Kobe Bryant has just announced that he will retire at the end of this season, ending one of the greatest careers in the history of professional basketball.
Kobe has a never-ending list of accomplishments. He’s a five-time champion, two-time Finals MVP, 17-time All-Star, 11-time All-NBA First Team (tied with Karl Malone for the most ever), nine-time NBA All-Defensive First Team selection (tied with three other players for the most ever), a two-time Olympic Gold medalist, and the only player ever with more than 30,000 points and 6,000 assists.
Perhaps his most overlooked accomplishment though is the fact he’s spent his entire 20-year career with the Lakers, something that’s becoming a lost art in sports these days.
From here on out, Kobe will be honored and celebrated every arena he visits, a la Derek Jeter and Mariano Rivera before him.
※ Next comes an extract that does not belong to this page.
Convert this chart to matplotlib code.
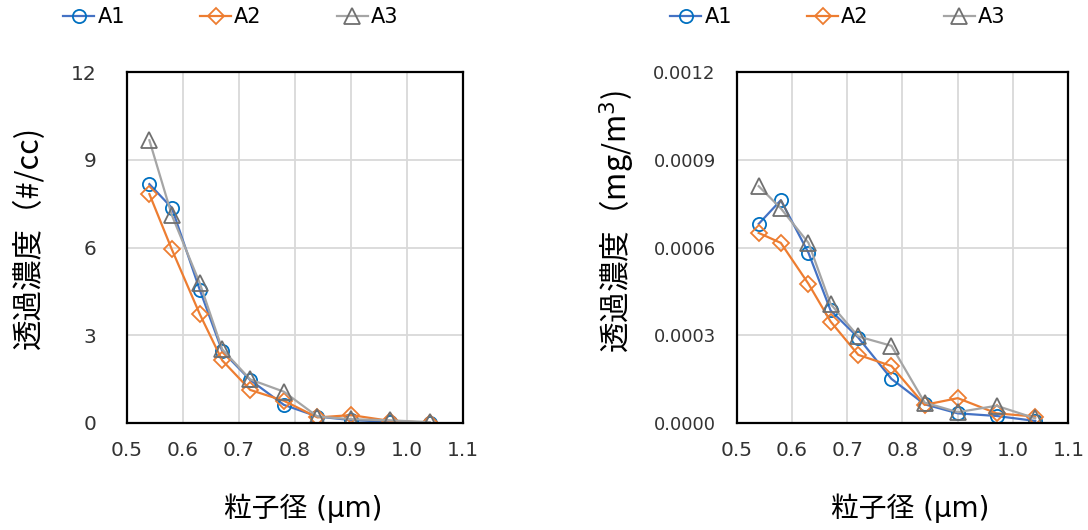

However, a major dilemma could be coming for the NBA. It would be an understatement to say Kobe is having a bad season. He’s having an embarrassingly atrocious season. Out of 118 qualified players, Kobe ranks dead last shooting 30.5 percent from the field, and out of 106 qualified players, ranks dead last shooting 20.2 percent from three.
His stat sheet has routinely been just as ugly. He’s coming off a 4-20 performance against the Pacers, and has had games shooting 1-14, 6-22, 6-19, 4-11, 3-15, and 8-24. Essentially, Kobe has been the worst player in the league this season.
There’s no debate Kobe does not deserve to participate in this year’s All-Star Game, but at the same time, he’s the best player to come around since Jordan, and it would be great for the sports world to send Kobe off one last time on the national stage.
If it was my call, I don’t think you can’t not have Kobe start. He’s a once in a generation player who has earned the right to be celebrated at the NBA’s showcase game.
What I think ends up happening is Kobe does not get selected, but someone will give up their starting spot so Kobe can play, which was the same thing Vince Carter did for Michael Jordan in 2003.